Complex Graphical Analysis: Learn It 4

Big Data

In today’s world, data is everywhere. From social media metrics to scientific research, the amount of data being generated is staggering. However, not all data is created equal. Some datasets are so large and complex that they require specialized tools and techniques for analysis. This is often referred to as “big data”. 

big data

Big Data refers to extremely large data sets that are difficult or impossible to process using traditional methods. 

The concept gained momentum in the early 2000s and is commonly defined by the three V’s: Volume, Velocity, and Variety.

Volume

In the modern world, the sheer volume of data generated can be staggering. This is particularly true in the era of social media, Internet of Things (IoT) devices, and automated systems. For instance, consider autonomous vehicles. A single self-driving car can generate up to 4 terabytes of data in just one day. This data includes everything from sensor information to navigational data, and it’s all crucial for the vehicle’s operation and for researchers aiming to improve these technologies.

volume

Volume refers to the amount of data generated from various sources like transactions, smart devices, industrial equipment, and social media.

The challenge here is not just collecting this data, but also storing it in a way that allows for efficient analysis. Traditional databases often struggle with this volume, leading to slow query times and increased costs. This is where specialized big data platforms come into play. Systems like Hadoop use distributed computing to store and process large datasets across multiple machines, making it easier to manage high-volume data.

When dealing with high-volume data, it’s essential to consider the infrastructure that will support it. Distributed computing systems like Hadoop or cloud-based solutions can be particularly effective. These systems break down large datasets into smaller, more manageable chunks and distribute them across multiple machines for parallel processing. This enables quicker data retrieval and analysis, turning what could be a hindrance into an asset.

Velocity

In the context of big data, velocity doesn’t just refer to the speed of data movement, but also to the pace at which new data is generated. This is especially relevant in our current digital age, where data is being produced every millisecond of every day. Take social media as an example. Platforms like X (formally Twitter) or Facebook can experience hundreds of thousands of updates per minute. This includes new posts, likes, comments, and shares, each of which is a piece of data that could be valuable for analysis.

velocity

Velocity is about the speed at which new data is generated and the pace at which data moves.

The challenge with high-velocity data is twofold. First, the systems that collect and store this data must be equipped to handle this rapid influx without crashing or slowing down. Second, if the goal is to analyze this data in real-time, then the analytics tools must also be capable of keeping up with this pace. Traditional analytics tools, designed for batch processing, often can’t handle this kind of real-time data flow. This is where specialized real-time analytics tools come into play, capable of processing data as it is generated to provide immediate insights.

Real-time analytics can offer invaluable insights, especially for businesses that require immediate decision-making based on current data.

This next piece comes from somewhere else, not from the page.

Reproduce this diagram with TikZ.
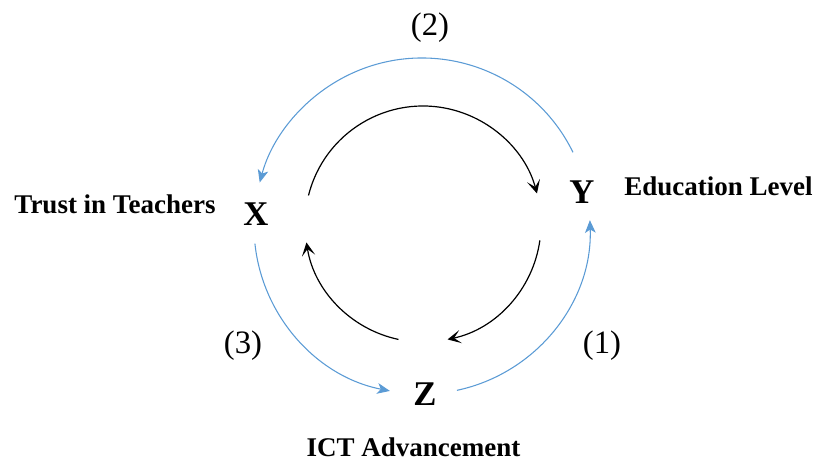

However, it’s crucial to have a robust system that can handle the high velocity of data. This often means investing in specialized software and hardware that can process data in real-time. Additionally, it’s worth considering data sampling techniques to analyze a subset of data in situations where real-time analysis of the full data set is not feasible.

In stock market trading, data is generated every millisecond. While real-time analysis is crucial, the high velocity of data also requires vigilance to filter out ‘market noise.’

Variety

In the realm of big data, variety refers to the myriad types of data that can be encountered. Unlike the past, where data was mostly structured and could be easily organized into tables, today’s data comes in a plethora of formats.

Variety

Variety refers to the different types of data.

There are three groupings of data, the first being structured data, which is highly organized and can be easily sorted into tables with rows and columns. This is the kind of data you’d find in relational databases, like lists of customer names and their purchase histories. This type of data can be easily searched and analyzed using simple search commands, allowing you to find specific pieces of information quickly. Then there’s unstructured data, which is more free-form and can include anything from text and images to log files and video. Finally, there’s semi-structured data, which is a sort of middle-ground between the two, often found in formats like JSON or XML.

The challenge with variety is that each type of data requires a different approach for effective analysis. Structured data might be analyzed using traditional data querying tools, while unstructured data might require more advanced tools like natural language processing for text or machine learning algorithms for images. Semi-structured data, on the other hand, might require a combination of these approaches. This means that analysts and data scientists often have to be versed in multiple tools and methodologies to make the most out of the data they have.

Understanding the type of data you’re dealing with is the first step in effective analysis. For structured data, traditional databases and SQL queries might suffice. For unstructured data, you might need to look into specialized analytics tools that can process text, images, or video. For semi-structured data, a flexible approach that can handle both structured and unstructured data might be necessary. Always match your tools and methods to the type of data you’re dealing with for optimal results.